Aluminum-industry leader Alcoa on Thursday said it is reducing its global smelting capacity by 12%, citing the need to become more competitive.
"The company will permanently close its smelter in Alcoa, Tenn., which was curtailed in 2009, along with two of the six idled potlines at its Rockdale, Texas, smelter," the company said in a statement.
"Together, these closures will reduce Alcoa's global smelting capacity of 4.5 million metric tons per year by 291,000 metric tons, or about 7%.
"The curtailments, to be announced in the near future, will reduce Alcoa's global smelting capacity by an additional 240,000 metric tons, or about 5%."

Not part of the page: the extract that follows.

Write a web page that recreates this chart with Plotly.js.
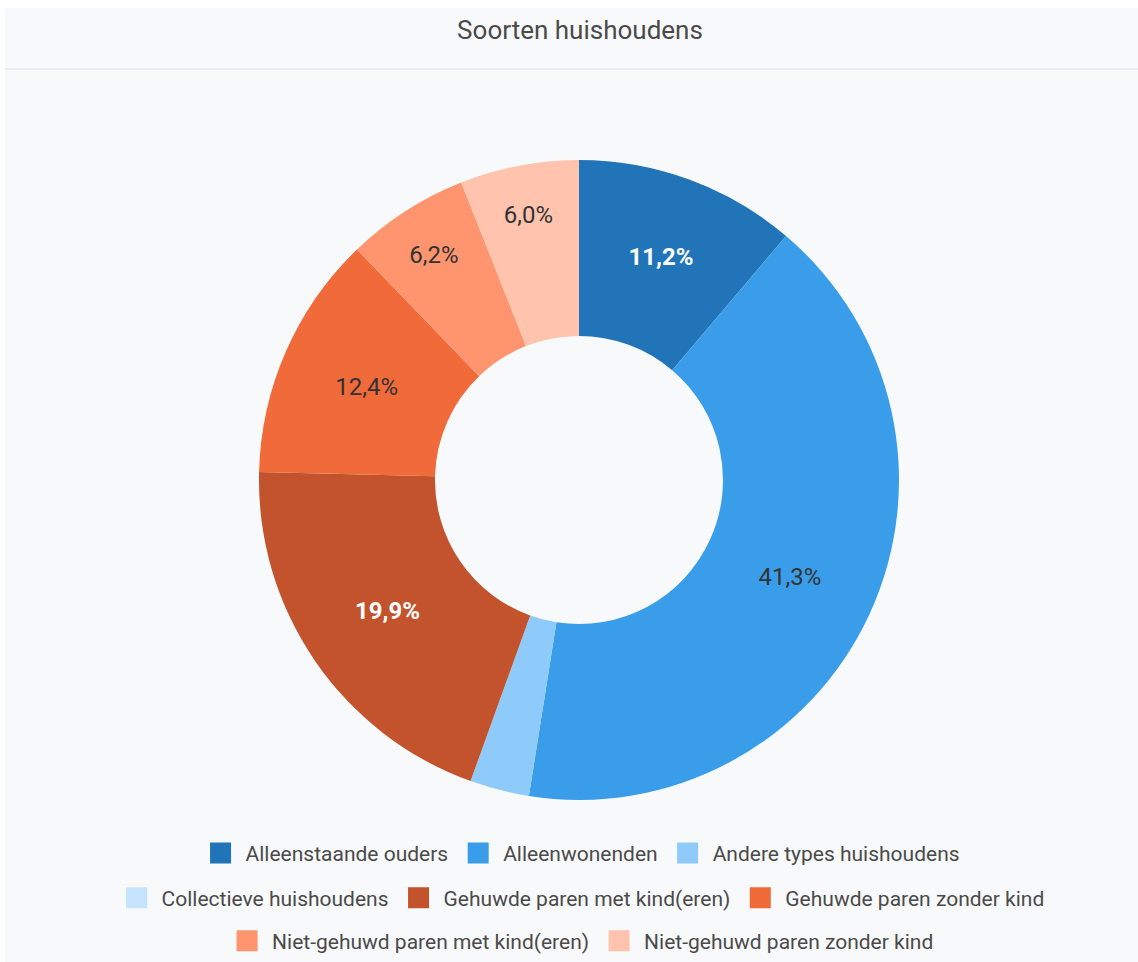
<!DOCTYPE html>
<html>
<head>
<meta charset="utf-8">
<script src="https://cdn.plot.ly/plotly-3.0.1.min.js"></script>
<style>
  body { margin: 0; background: #ffffff; }
  #card { position: absolute; left: 5px; top: 8px; width: 1133px; height: 954px; background: #f8f9fa; }
  #chart { position: absolute; left: 0; top: 0; width: 1133px; height: 954px; }
  #rule { position: absolute; left: 0; top: 60px; width: 1133px; height: 2px; background: #e9ebee; }
</style>
</head>
<body>
<div id="card">
  <div id="chart"></div>
  <div id="rule"></div>
</div>
<script>
// soorten huishoudens (percent)
const categories = [
    'Alleenstaande ouders',
    'Alleenwonenden',
    'Andere types huishoudens',
    'Collectieve huishoudens',
    'Gehuwde paren met kind(eren)',
    'Gehuwde paren zonder kind',
    'Niet-gehuwd paren met kind(eren)',
    'Niet-gehuwd paren zonder kind'
];
const shares = [11.2, 41.3, 3.0, 0.0, 19.9, 12.4, 6.2, 6.0];

// which legend row each category sits in
const legendRows = ['legend', 'legend', 'legend', 'legend2', 'legend2', 'legend2', 'legend3', 'legend3'];

const sliceColors = ['#2074b7', '#399de9', '#8fcbfa', '#c3e4fc', '#c2532d', '#f06a3a', '#fe956e', '#ffc3ae'];
const labelColors = ['#ffffff', '#333333', '#333333', '#333333', '#ffffff', '#333333', '#333333', '#333333'];

// small slices get no label, dark slices get bold white text
const textTemplates = shares.map((v, i) => {
    if (v < 5) return '';
    return labelColors[i] === '#ffffff' ? '<b>%{percent:.1%}</b>' : '%{percent:.1%}';
});

const data = [{
    type: 'pie',
    labels: categories,
    values: shares,
    sort: false,
    direction: 'clockwise',
    rotation: 0,
    hole: 0.45,
    marker: { colors: sliceColors, line: { width: 0 } },
    texttemplate: textTemplates,
    textposition: 'inside',
    insidetextorientation: 'horizontal',
    insidetextfont: { family: 'Roboto, sans-serif', size: 24, color: labelColors },
    hoverinfo: 'label+percent',
    showlegend: false,
    domain: { x: [0.2233, 0.7899], y: [0.1672, 0.8402] }
}];

// legend entries, one per category, split over three centred rows
categories.forEach((name, i) => {
    data.push({
        type: 'scatter',
        mode: 'markers',
        x: [null],
        y: [null],
        name: name,
        legend: legendRows[i],
        hoverinfo: 'skip',
        marker: { symbol: 'square', size: 16, color: sliceColors[i], line: { width: 5, color: sliceColors[i] } }
    });
});

const legendBase = {
    orientation: 'h',
    x: 0.508,
    xanchor: 'center',
    yanchor: 'middle',
    itemwidth: 40,
    font: { family: 'Roboto, sans-serif', size: 21, color: '#4a4a4a' },
    bgcolor: 'rgba(0,0,0,0)'
};

const layout = {
    width: 1133,
    height: 954,
    paper_bgcolor: '#f8f9fa',
    plot_bgcolor: '#f8f9fa',
    separators: ',.',
    margin: { l: 0, r: 0, t: 0, b: 0 },
    font: { family: 'Roboto, sans-serif', color: '#444444' },
    hovermode: 'closest',
    xaxis: { visible: false, range: [0, 1] },
    yaxis: { visible: false, range: [0, 1] },
    title: {
        text: 'Soorten huishoudens',
        font: { family: 'Roboto, sans-serif', size: 26, color: '#4a4a4a' },
        x: 0.5075,
        xref: 'paper',
        y: 0.977,
        yanchor: 'middle'
    },
    showlegend: true,
    legend: Object.assign({}, legendBase, { y: 0.1111 }),
    legend2: Object.assign({}, legendBase, { y: 0.0640 }),
    legend3: Object.assign({}, legendBase, { y: 0.0189 })
};

Plotly.newPlot('chart', data, layout, { displayModeBar: false, responsive: false });
</script>
</body>
</html>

The company said no jobs will be lost as a result of the move.
Alcoa has seen its earnings hit by lower metal prices as the European economy has stumbled.
Alcoa said its net income for the three months to Sept. 30 was $172 million, on sales of $6.4 billion, compared with earnings of just $61 million on $5.3 billion in sales for the year-earlier quarter.
But lower aluminum prices meant the quarter's net profit was nearly half of the previous quarter's $322 million, while total sales were only down 2.5%, the company said.
"The closures highlight one of Alcoa's pressing issues: that of owning old smelters with high cash costs. Although refurbished, the Alcoa smelter was commissioned in 1914 and Rockdale dates to 1952," said analysts at BMO Capital Markets.
"Given BMO Research and consensus forecasts for the [fourth-quarter] profit release due Monday, Jan. 9, Alcoa's headline earnings will now almost certainly be negative."